Если от книг любого реального философа и исходит какая-то опасность, то прежде всего для тех, кто хочет устраивать погромы. И соответствующие персонажи всегда чувствовали эту угрозу своему делу, исходящую от интеллектуальной культуры.
Ни романтизированное правыми понятие народа как нового субъекта социальных изменений, ни воспетые левыми новые социальные силы в виде освободительных движений третьего мира, бунтующих студентов, низов и отбросов городского дна, так и не стали субъектом истории.
Подлинный смысл "левацких" возмущений сводится к следующему: издаются мракобесы, не издаются интеллектуалы.
Война с памятниками уже имела место в истории нашей стране первой половины ХХ века. Результат? Памятников давно уж нет, а на их месте возводятся аляповатые новоделы. Так, может, следует опасаться не памятников, а новоделов?

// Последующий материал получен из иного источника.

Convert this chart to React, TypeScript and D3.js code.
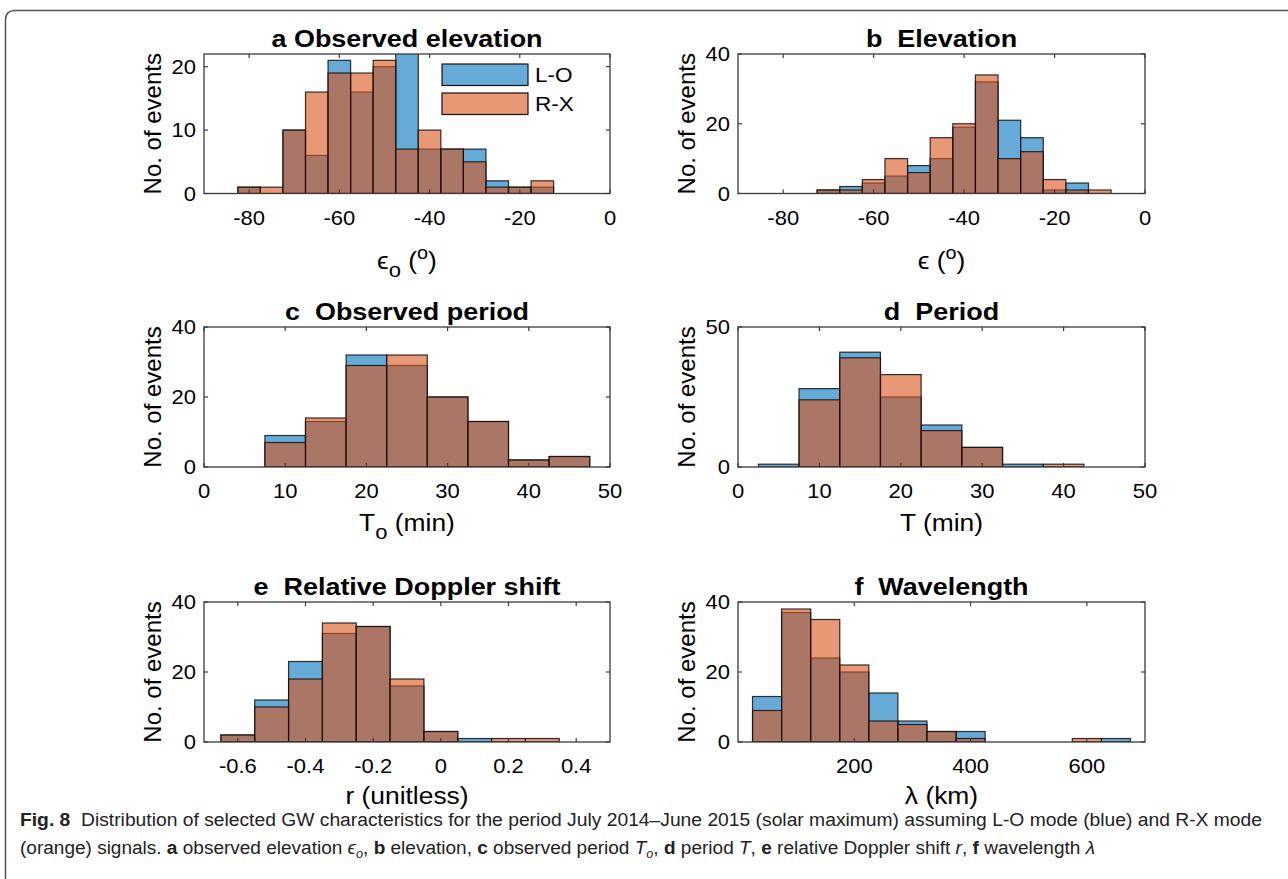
import React from 'react';
import * as d3 from 'd3';

// bin centres and counts
const elevObsBins = [-80, -75, -70, -65, -60, -55, -50, -45, -40, -35, -30, -25, -20, -15];
const elevObsLO = [1, 0, 10, 6, 21, 16, 20, 24, 7, 7, 7, 2, 1, 1];
const elevObsRX = [1, 1, 10, 16, 19, 19, 21, 7, 10, 7, 5, 1, 1, 2];

const elevBins = [-70, -65, -60, -55, -50, -45, -40, -35, -30, -25, -20, -15, -10];
const elevLO = [1, 2, 3, 5, 8, 10, 19, 32, 21, 16, 1, 3, 0];
const elevRX = [1, 1, 4, 10, 6, 16, 20, 34, 10, 12, 4, 1, 1];

const periodObsBins = [10, 15, 20, 25, 30, 35, 40, 45];
const periodObsLO = [9, 13, 32, 29, 20, 13, 2, 3];
const periodObsRX = [7, 14, 29, 32, 20, 13, 2, 3];

const periodBins = [5, 10, 15, 20, 25, 30, 35, 40];
const periodLO = [1, 28, 41, 25, 15, 7, 1, 0];
const periodRX = [0, 24, 39, 33, 13, 7, 0, 1];

const dopplerBins = [-0.6, -0.5, -0.4, -0.3, -0.2, -0.1, 0, 0.1, 0.2, 0.3];
const dopplerLO = [2, 12, 23, 31, 33, 16, 3, 1, 0, 0];
const dopplerRX = [2, 10, 18, 34, 33, 18, 3, 0, 1, 1];

const waveBins = [50, 100, 150, 200, 250, 300, 350, 400, 450, 500, 550, 600, 650];
const waveLO = [13, 37, 24, 20, 14, 6, 3, 3, 0, 0, 0, 0, 1];
const waveRX = [9, 38, 35, 22, 6, 5, 3, 1, 0, 0, 0, 1, 0];

const elevTicks = [-80, -60, -40, -20, 0];
const periodTicks = [0, 10, 20, 30, 40, 50];
const dopplerTicks = [-0.6, -0.4, -0.2, 0, 0.2, 0.4];
const waveTicks = [200, 400, 600];

const seriesNames = ['L-O', 'R-X'];

const BLUE = 'rgb(0,114,189)';
const ORANGE = 'rgb(217,83,25)';
const FONT = '"Liberation Sans", Arial, Helvetica, sans-serif';
const SX = 1.1; // the original text is a little wider than tall

const Txt = ({ x, y, size, anchor = 'middle', weight = 'normal', children }: any) => (
  <text
    transform={`translate(${x},${y}) scale(${SX},1)`}
    textAnchor={anchor}
    fontSize={size}
    fontWeight={weight}
    fontFamily={FONT}
    fill="#000"
    style={{ whiteSpace: 'pre' }}
  >
    {children}
  </text>
);

const Panel = ({ id, box, title, xDomain, yDomain, xTicks, yTicks, bins, binWidth, lo, rx, xLabel, xLabelGap, legend }: any) => {
  const { x0, x1, y0, y1 } = box;
  const x = d3.scaleLinear().domain(xDomain).range([x0, x1]);
  const y = d3.scaleLinear().domain(yDomain).range([y1, y0]);
  const tl = 4;

  const bars = (vals: number[], color: string) =>
    bins.map((c: number, i: number) =>
      vals[i] > 0 ? (
        <rect
          key={i}
          x={x(c - binWidth / 2)}
          y={y(vals[i])}
          width={x(c + binWidth / 2) - x(c - binWidth / 2)}
          height={y(0) - y(vals[i])}
          fill={color}
          fillOpacity={0.6}
          stroke="#111"
          strokeOpacity={0.85}
          strokeWidth={1.2}
        />
      ) : null
    );

  return (
    <g>
      <defs>
        <clipPath id={`clip-${id}`}>
          <rect x={x0} y={y0} width={x1 - x0} height={y1 - y0} />
        </clipPath>
      </defs>
      <rect x={x0} y={y0} width={x1 - x0} height={y1 - y0} fill="#fff" />
      <g clipPath={`url(#clip-${id})`}>
        {bars(lo, BLUE)}
        {bars(rx, ORANGE)}
      </g>
      {/* box and inward ticks on all sides */}
      <rect x={x0} y={y0} width={x1 - x0} height={y1 - y0} fill="none" stroke="#3a3a3a" strokeWidth={1.3} />
      {xTicks.map((t: number) => (
        <g key={'xt' + t}>
          <line x1={x(t)} x2={x(t)} y1={y1} y2={y1 - tl} stroke="#3a3a3a" strokeWidth={1.2} />
          <line x1={x(t)} x2={x(t)} y1={y0} y2={y0 + tl} stroke="#3a3a3a" strokeWidth={1.2} />
          <Txt x={x(t)} y={y1 + 31} size={20}>{String(t)}</Txt>
        </g>
      ))}
      {yTicks.map((t: number) => (
        <g key={'yt' + t}>
          <line x1={x0} x2={x0 + tl} y1={y(t)} y2={y(t)} stroke="#3a3a3a" strokeWidth={1.2} />
          <line x1={x1} x2={x1 - tl} y1={y(t)} y2={y(t)} stroke="#3a3a3a" strokeWidth={1.2} />
          <Txt x={x0 - 8} y={y(t) + 7} size={20} anchor="end">{String(t)}</Txt>
        </g>
      ))}
      <Txt x={(x0 + x1) / 2} y={y0 - 7} size={24.5} weight="bold">{title}</Txt>
      <Txt x={(x0 + x1) / 2} y={y1 + xLabelGap} size={24}>{xLabel}</Txt>
      <text
        transform={`translate(${x0 - 43},${(y0 + y1) / 2}) rotate(-90)`}
        textAnchor="middle"
        fontSize={24}
        fontFamily={FONT}
        fill="#000"
      >
        No. of events
      </text>
      {legend && (
        <g>
          {seriesNames.map((name, i) => (
            <g key={name}>
              <rect
                x={x0 + 238}
                y={y0 + 10 + i * 29}
                width={86}
                height={21.5}
                fill={i === 0 ? BLUE : ORANGE}
                fillOpacity={0.6}
                stroke="#111"
                strokeWidth={1.2}
              />
              <Txt x={x0 + 331} y={y0 + 28 + i * 29} size={20.5} anchor="start">{name}</Txt>
            </g>
          ))}
        </g>
      )}
    </g>
  );
};

const sub = (s: string, size = 20) => (
  <>
    <tspan dy={8} fontSize={size}>{s}</tspan>
    <tspan dy={-8}> </tspan>
  </>
);
const deg = (
  <>
    (<tspan dy={-10} fontSize={18}>o</tspan>
    <tspan dy={10}>)</tspan>
  </>
);

export default function App() {
  const L = { a: 204, b: 610 };
  const R = { a: 738, b: 1145 };
  const rows = [
    [54, 193.5],
    [327, 467],
    [602, 742],
  ];
  const box = (c: any, r: number) => ({ x0: c.a, x1: c.b, y0: rows[r][0], y1: rows[r][1] });

  return (
    <svg
      width={1288}
      height={879}
      style={{ position: 'absolute', left: 0, top: 0, background: '#fff' }}
    >
      <rect width={1288} height={879} fill="#fff" />
      <path d="M5.5,879 L5.5,20 Q5.5,10.5 15,10.5 L1288,10.5" fill="none" stroke="#555" strokeWidth={1.5} />

      <Panel id="a" box={box(L, 0)} title="a Observed elevation" xDomain={[-90, 0]} yDomain={[0, 22]}
        xTicks={elevTicks} yTicks={[0, 10, 20]} bins={elevObsBins} binWidth={5}
        lo={elevObsLO} rx={elevObsRX} xLabelGap={75} legend
        xLabel={<>ϵ{sub('o')}{deg}</>} />
      <Panel id="b" box={box(R, 0)} title="b  Elevation" xDomain={[-90, 0]} yDomain={[0, 40]}
        xTicks={elevTicks} yTicks={[0, 20, 40]} bins={elevBins} binWidth={5}
        lo={elevLO} rx={elevRX} xLabelGap={75}
        xLabel={<>ϵ {deg}</>} />
      <Panel id="c" box={box(L, 1)} title="c  Observed period" xDomain={[0, 50]} yDomain={[0, 40]}
        xTicks={periodTicks} yTicks={[0, 20, 40]} bins={periodObsBins} binWidth={5}
        lo={periodObsLO} rx={periodObsRX} xLabelGap={64}
        xLabel={<>T{sub('o')}(min)</>} />
      <Panel id="d" box={box(R, 1)} title="d  Period" xDomain={[0, 50]} yDomain={[0, 50]}
        xTicks={periodTicks} yTicks={[0, 50]} bins={periodBins} binWidth={5}
        lo={periodLO} rx={periodRX} xLabelGap={64}
        xLabel="T (min)" />
      <Panel id="e" box={box(L, 2)} title="e  Relative Doppler shift" xDomain={[-0.7, 0.5]} yDomain={[0, 40]}
        xTicks={dopplerTicks} yTicks={[0, 20, 40]} bins={dopplerBins} binWidth={0.1}
        lo={dopplerLO} rx={dopplerRX} xLabelGap={62}
        xLabel="r (unitless)" />
      <Panel id="f" box={box(R, 2)} title="f  Wavelength" xDomain={[0, 700]} yDomain={[0, 40]}
        xTicks={waveTicks} yTicks={[0, 20, 40]} bins={waveBins} binWidth={50}
        lo={waveLO} rx={waveRX} xLabelGap={62}
        xLabel="λ (km)" />

      <g fontFamily='"Liberation Sans Narrow", "Liberation Sans", Arial, sans-serif' fontSize={18} fill="#222">
        <text x={20} y={826} textLength={1242} lengthAdjust="spacingAndGlyphs" style={{ whiteSpace: 'pre' }}>
          <tspan fontWeight="bold">Fig. 8</tspan>
          {'  Distribution of selected GW characteristics for the period July 2014–June 2015 (solar maximum) assuming L-O mode (blue) and R-X mode'}
        </text>
        <text x={20} y={854} textLength={1075} lengthAdjust="spacingAndGlyphs" style={{ whiteSpace: 'pre' }}>
          {'(orange) signals. '}
          <tspan fontWeight="bold">a</tspan>
          {' observed elevation '}
          <tspan fontStyle="italic">ϵ</tspan>
          <tspan fontStyle="italic" fontSize={12} dy={4}>o</tspan>
          <tspan dy={-4}>{', '}</tspan>
          <tspan fontWeight="bold">b</tspan>
          {' elevation, '}
          <tspan fontWeight="bold">c</tspan>
          {' observed period '}
          <tspan fontStyle="italic">T</tspan>
          <tspan fontStyle="italic" fontSize={12} dy={4}>o</tspan>
          <tspan dy={-4}>{', '}</tspan>
          <tspan fontWeight="bold">d</tspan>
          {' period '}
          <tspan fontStyle="italic">T</tspan>
          {', '}
          <tspan fontWeight="bold">e</tspan>
          {' relative Doppler shift '}
          <tspan fontStyle="italic">r</tspan>
          {', '}
          <tspan fontWeight="bold">f</tspan>
          {' wavelength '}
          <tspan fontStyle="italic">λ</tspan>
        </text>
      </g>
    </svg>
  );
}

До каких пор Microsoft Word будет с маниакальной настойчивостью автоматически заменять «Шмитт» на «Шмит»? Думаю, многие сталкивались с этой проблемой, и до тех пор, пока она не решена, рано говорить о шмиттианском засилье.

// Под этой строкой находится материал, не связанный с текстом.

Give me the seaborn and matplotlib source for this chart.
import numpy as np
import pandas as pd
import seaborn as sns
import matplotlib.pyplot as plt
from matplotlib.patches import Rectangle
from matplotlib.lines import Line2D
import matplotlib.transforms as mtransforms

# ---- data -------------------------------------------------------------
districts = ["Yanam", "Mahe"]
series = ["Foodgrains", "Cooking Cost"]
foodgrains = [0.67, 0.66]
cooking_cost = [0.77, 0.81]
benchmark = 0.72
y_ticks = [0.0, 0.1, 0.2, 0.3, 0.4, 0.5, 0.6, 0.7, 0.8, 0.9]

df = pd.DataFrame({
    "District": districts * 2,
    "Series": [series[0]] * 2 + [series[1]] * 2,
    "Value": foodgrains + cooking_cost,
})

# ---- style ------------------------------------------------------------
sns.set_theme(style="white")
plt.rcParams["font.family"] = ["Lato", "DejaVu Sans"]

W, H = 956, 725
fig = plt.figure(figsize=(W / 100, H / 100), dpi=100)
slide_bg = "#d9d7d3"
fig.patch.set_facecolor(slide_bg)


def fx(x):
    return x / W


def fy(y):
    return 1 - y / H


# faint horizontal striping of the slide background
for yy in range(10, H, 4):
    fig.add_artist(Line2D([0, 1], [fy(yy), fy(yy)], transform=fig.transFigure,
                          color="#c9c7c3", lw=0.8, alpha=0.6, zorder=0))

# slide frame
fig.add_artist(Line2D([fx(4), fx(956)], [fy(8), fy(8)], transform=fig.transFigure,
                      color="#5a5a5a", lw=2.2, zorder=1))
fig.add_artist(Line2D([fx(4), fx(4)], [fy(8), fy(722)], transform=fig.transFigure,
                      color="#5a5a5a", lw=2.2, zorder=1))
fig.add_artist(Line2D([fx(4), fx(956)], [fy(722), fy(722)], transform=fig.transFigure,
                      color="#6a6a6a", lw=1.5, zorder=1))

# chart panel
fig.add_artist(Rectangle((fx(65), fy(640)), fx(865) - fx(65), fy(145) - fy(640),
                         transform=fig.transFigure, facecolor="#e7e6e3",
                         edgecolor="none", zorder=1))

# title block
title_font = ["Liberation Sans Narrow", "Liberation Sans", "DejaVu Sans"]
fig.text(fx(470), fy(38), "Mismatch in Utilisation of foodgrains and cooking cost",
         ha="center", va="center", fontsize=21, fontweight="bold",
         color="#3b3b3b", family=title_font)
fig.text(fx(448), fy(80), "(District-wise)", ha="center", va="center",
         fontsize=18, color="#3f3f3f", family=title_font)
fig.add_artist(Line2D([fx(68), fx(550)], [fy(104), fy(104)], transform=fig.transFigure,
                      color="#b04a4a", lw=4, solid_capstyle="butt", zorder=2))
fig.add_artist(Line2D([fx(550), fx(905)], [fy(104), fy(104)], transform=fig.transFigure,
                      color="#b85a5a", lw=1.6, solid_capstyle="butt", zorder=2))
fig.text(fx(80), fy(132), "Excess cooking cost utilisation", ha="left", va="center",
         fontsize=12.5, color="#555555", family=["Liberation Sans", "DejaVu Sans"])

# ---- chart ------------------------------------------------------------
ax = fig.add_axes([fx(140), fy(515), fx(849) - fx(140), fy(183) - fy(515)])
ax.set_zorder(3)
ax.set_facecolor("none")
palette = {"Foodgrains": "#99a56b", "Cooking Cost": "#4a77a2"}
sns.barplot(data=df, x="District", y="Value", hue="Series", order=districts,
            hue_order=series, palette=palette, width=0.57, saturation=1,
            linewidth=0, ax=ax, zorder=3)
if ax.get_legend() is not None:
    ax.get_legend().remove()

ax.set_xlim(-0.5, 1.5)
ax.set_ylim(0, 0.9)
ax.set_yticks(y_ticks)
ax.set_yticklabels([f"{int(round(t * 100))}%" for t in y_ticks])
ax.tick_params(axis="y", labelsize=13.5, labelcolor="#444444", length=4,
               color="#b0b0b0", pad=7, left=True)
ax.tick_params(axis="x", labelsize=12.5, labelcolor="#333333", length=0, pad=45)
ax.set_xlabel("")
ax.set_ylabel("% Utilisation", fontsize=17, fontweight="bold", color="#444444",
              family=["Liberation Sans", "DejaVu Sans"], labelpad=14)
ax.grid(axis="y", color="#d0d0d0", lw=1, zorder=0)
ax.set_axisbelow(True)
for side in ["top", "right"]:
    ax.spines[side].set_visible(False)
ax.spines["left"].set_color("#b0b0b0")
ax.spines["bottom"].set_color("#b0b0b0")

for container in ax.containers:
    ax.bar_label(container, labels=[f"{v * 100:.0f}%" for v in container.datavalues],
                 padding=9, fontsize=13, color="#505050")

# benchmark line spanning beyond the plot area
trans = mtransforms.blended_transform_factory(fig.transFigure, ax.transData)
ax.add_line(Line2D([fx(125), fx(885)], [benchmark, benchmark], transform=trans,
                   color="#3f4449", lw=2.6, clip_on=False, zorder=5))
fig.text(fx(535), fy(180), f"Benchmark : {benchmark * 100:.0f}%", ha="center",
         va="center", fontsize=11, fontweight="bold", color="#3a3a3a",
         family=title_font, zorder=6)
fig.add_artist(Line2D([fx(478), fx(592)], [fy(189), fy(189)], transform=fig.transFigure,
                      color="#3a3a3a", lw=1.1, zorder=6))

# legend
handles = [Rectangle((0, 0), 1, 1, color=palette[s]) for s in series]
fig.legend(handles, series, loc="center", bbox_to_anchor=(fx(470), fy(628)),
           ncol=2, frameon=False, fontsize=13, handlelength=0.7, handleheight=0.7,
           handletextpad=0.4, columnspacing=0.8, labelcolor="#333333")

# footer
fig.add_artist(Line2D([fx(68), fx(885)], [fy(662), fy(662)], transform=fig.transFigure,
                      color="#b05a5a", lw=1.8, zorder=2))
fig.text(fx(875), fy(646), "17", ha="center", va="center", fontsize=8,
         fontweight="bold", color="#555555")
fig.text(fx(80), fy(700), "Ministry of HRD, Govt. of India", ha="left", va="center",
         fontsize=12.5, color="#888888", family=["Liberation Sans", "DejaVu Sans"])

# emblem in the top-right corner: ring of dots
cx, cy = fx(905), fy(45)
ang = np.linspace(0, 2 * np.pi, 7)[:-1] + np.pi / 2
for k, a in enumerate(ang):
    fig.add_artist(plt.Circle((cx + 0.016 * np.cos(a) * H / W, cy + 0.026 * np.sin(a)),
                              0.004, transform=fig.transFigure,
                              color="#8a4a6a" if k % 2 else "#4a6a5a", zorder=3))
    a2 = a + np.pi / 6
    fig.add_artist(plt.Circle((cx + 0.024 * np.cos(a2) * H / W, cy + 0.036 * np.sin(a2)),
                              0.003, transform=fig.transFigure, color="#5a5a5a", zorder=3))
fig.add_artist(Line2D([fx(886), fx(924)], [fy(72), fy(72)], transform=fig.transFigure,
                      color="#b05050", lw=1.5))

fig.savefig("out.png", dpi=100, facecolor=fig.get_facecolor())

Я не знаю ни одного интеллектуала-«русиста», который бы мыслил Россию своих грез в юнгеровских категориях – как авторитарно-вождистско-милитарно-рабочее государство. Детской болезнью "правизны" русские националисты уже переболели.
Размежевание правого и левого в наши дни не условно. Очевидно, что поле наэлектризовано, что здесь налицо противостояние, которое будет только возрастать. И это хорошо. Значит, деполитизация интеллектуалов – не окончательный процесс.

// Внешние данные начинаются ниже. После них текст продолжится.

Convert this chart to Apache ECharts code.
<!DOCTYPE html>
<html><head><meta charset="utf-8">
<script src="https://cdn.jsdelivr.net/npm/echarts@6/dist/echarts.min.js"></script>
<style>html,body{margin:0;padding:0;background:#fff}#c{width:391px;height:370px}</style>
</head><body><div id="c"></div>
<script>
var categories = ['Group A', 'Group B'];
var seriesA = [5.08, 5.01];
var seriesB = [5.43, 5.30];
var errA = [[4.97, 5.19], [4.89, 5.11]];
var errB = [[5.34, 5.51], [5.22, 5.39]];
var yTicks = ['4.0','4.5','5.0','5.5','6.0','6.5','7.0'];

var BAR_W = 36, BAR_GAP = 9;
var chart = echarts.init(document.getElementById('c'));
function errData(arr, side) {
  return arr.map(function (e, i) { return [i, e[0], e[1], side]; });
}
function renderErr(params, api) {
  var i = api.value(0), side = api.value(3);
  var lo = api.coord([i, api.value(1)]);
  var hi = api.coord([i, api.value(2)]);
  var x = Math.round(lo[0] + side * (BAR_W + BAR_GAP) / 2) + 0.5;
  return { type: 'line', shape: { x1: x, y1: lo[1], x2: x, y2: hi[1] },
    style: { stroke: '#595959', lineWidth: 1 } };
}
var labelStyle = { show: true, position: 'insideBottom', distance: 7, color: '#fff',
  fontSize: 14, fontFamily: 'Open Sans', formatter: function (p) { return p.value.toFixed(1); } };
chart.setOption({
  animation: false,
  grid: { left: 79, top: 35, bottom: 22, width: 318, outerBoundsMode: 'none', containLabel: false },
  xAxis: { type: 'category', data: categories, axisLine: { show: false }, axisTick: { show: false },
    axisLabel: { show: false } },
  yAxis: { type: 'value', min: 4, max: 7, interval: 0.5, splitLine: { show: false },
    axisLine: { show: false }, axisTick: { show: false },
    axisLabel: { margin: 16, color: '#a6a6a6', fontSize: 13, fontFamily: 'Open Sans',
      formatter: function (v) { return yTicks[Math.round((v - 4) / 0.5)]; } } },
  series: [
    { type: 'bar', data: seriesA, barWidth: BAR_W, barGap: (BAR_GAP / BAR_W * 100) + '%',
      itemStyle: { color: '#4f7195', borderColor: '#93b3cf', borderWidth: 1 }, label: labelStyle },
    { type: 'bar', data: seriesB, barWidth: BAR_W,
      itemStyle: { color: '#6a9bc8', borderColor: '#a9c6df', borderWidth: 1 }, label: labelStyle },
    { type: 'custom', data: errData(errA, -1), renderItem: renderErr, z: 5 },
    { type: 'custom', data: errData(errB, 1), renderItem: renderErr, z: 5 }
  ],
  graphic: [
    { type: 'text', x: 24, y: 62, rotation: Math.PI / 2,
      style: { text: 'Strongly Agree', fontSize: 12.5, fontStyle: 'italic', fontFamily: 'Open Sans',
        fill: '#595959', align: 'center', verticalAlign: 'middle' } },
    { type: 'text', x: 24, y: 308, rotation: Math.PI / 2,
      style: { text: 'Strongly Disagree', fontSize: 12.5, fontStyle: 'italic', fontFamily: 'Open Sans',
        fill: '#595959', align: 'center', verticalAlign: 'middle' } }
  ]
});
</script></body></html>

Правые могут использовать идеи Гоббса или Шмитта, а левые – Сореля или Бакунина. И что, на этом основании следует запретить издание Гоббса и Бакунина?
Я вижу внезапно и непонятно чем спровоцированное развитие медвежьей болезни, причиной которой объявлены академические издания переводных авторов. Нам говорят: отсюда шаг до нацизма. Это – злостный навет.
Книга Юнгера – это книга о революции, которая требуется – еще и еще одна, сколько надо, – чтобы избежать конформизма и восприятия сложившегося тогда в качестве должного.
Что делать с национал-социалистическим наследием в нашу эпоху дискурсивного дефицита? Как, не опасаясь нацистских теней читать тексты Юнгера, Шмитта, Фрайера, других мыслителей, которых можно отнести к предтечам или теоретикам нацизма? Не опасаясь? Опасаясь не их?